» **Aim**
All the data must come back unchanged, except that pictures are left out.

## Start Dataset content

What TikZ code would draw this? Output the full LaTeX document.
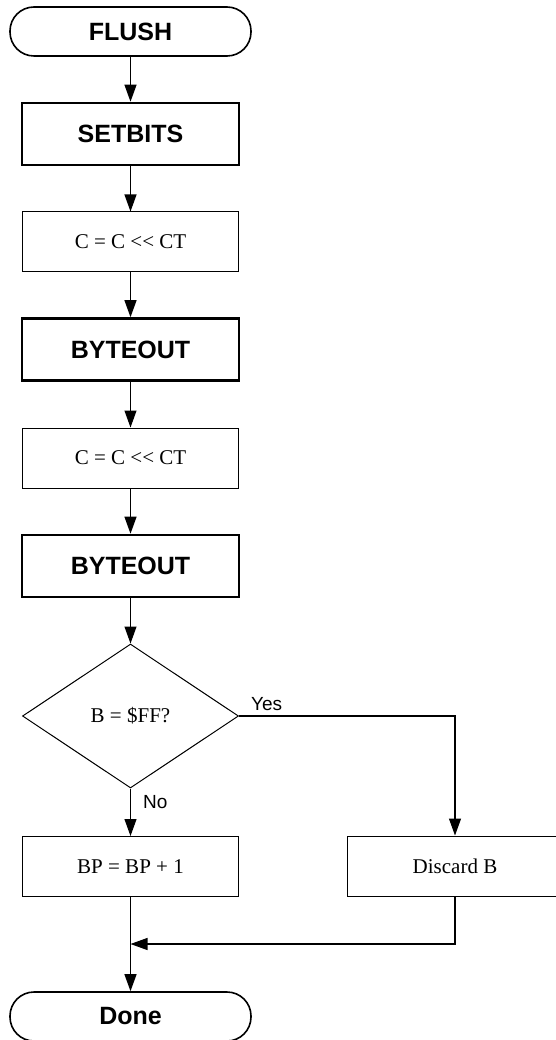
\documentclass[tikz,border=0pt]{standalone}
\usepackage{fontspec}
\setmainfont{Liberation Serif}
\newfontfamily\arialf{Liberation Sans}
\usetikzlibrary{arrows.meta,shapes.geometric}
\begin{document}
\begin{tikzpicture}[x=1pt,y=-1pt,
 term/.style={draw,line width=1.6pt,rounded corners=24pt,minimum width=241pt,minimum height=49pt,inner sep=0pt,font=\arialf\bfseries\fontsize{25}{30}\selectfont},
 subr/.style={draw,line width=2.6pt,minimum width=217pt,minimum height=62pt,inner sep=0pt,font=\arialf\bfseries\fontsize{25}{30}\selectfont},
 proc/.style={draw,line width=1pt,minimum width=216pt,minimum height=60pt,inner sep=0pt,font=\fontsize{21}{25}\selectfont},
 dec/.style={draw,diamond,line width=1pt,minimum width=216pt,minimum height=144pt,inner sep=0pt,font=\fontsize{21}{25}\selectfont},
 lbl/.style={font=\arialf\fontsize{19}{23}\selectfont,inner sep=0pt},
 conn/.style={line width=1.1pt,-{Triangle[length=17pt,width=12pt]}}]
\useasboundingbox (0,0) rectangle (556,1040);
\node[term] (flush) at (130.5,31.5) {FLUSH};
\node[subr] (setbits) at (130.5,134) {SETBITS};
\node[proc] (c1) at (130.5,242) {C = C <{}< CT};
\node[subr] (bo1) at (130.5,349.5) {BYTEOUT};
\node[proc] (c2) at (130.5,458) {C = C <{}< CT};
\node[subr] (bo2) at (130.5,566) {BYTEOUT};
\node[dec] (dec) at (130.5,716) {B = \$FF?};
\node[proc] (bp) at (130.5,866.5) {BP = BP + 1};
\node[proc] (disc) at (455,866) {Discard B};
\node[term] (done) at (130.5,1016.5) {Done};
\coordinate (m) at (130.5,944);
\node[lbl,anchor=base west] (yes) at (251,710) {Yes};
\node[lbl,anchor=base west] (no) at (143,808) {No};
\draw[conn] (flush) -- (setbits);
\draw[conn] (setbits) -- (c1);
\draw[conn] (c1) -- (bo1);
\draw[conn] (bo1) -- (c2);
\draw[conn] (c2) -- (bo2);
\draw[conn] (bo2) -- (dec);
\draw[conn] (dec) -- (bp);
\draw[conn] (dec.east) -| (disc.north);
\draw[conn] (disc.south) |- (m);
\draw[conn] (bp) -- (done);
\end{tikzpicture}
\end{document}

## End Dataset content

» **Completed exercise**
What TikZ code would draw this? Output the full LaTeX document.
\documentclass[tikz,border=0pt]{standalone}
\usepackage{fontspec}
\setmainfont{Liberation Serif}
\newfontfamily\arialf{Liberation Sans}
\usetikzlibrary{arrows.meta,shapes.geometric}
\begin{document}
\begin{tikzpicture}[x=1pt,y=-1pt,
 term/.style={draw,line width=1.6pt,rounded corners=24pt,minimum width=241pt,minimum height=49pt,inner sep=0pt,font=\arialf\bfseries\fontsize{25}{30}\selectfont},
 subr/.style={draw,line width=2.6pt,minimum width=217pt,minimum height=62pt,inner sep=0pt,font=\arialf\bfseries\fontsize{25}{30}\selectfont},
 proc/.style={draw,line width=1pt,minimum width=216pt,minimum height=60pt,inner sep=0pt,font=\fontsize{21}{25}\selectfont},
 dec/.style={draw,diamond,line width=1pt,minimum width=216pt,minimum height=144pt,inner sep=0pt,font=\fontsize{21}{25}\selectfont},
 lbl/.style={font=\arialf\fontsize{19}{23}\selectfont,inner sep=0pt},
 conn/.style={line width=1.1pt,-{Triangle[length=17pt,width=12pt]}}]
\useasboundingbox (0,0) rectangle (556,1040);
\node[term] (flush) at (130.5,31.5) {FLUSH};
\node[subr] (setbits) at (130.5,134) {SETBITS};
\node[proc] (c1) at (130.5,242) {C = C <{}< CT};
\node[subr] (bo1) at (130.5,349.5) {BYTEOUT};
\node[proc] (c2) at (130.5,458) {C = C <{}< CT};
\node[subr] (bo2) at (130.5,566) {BYTEOUT};
\node[dec] (dec) at (130.5,716) {B = \$FF?};
\node[proc] (bp) at (130.5,866.5) {BP = BP + 1};
\node[proc] (disc) at (455,866) {Discard B};
\node[term] (done) at (130.5,1016.5) {Done};
\coordinate (m) at (130.5,944);
\node[lbl,anchor=base west] (yes) at (251,710) {Yes};
\node[lbl,anchor=base west] (no) at (143,808) {No};
\draw[conn] (flush) -- (setbits);
\draw[conn] (setbits) -- (c1);
\draw[conn] (c1) -- (bo1);
\draw[conn] (bo1) -- (c2);
\draw[conn] (c2) -- (bo2);
\draw[conn] (bo2) -- (dec);
\draw[conn] (dec) -- (bp);
\draw[conn] (dec.east) -| (disc.north);
\draw[conn] (disc.south) |- (m);
\draw[conn] (bp) -- (done);
\end{tikzpicture}
\end{document}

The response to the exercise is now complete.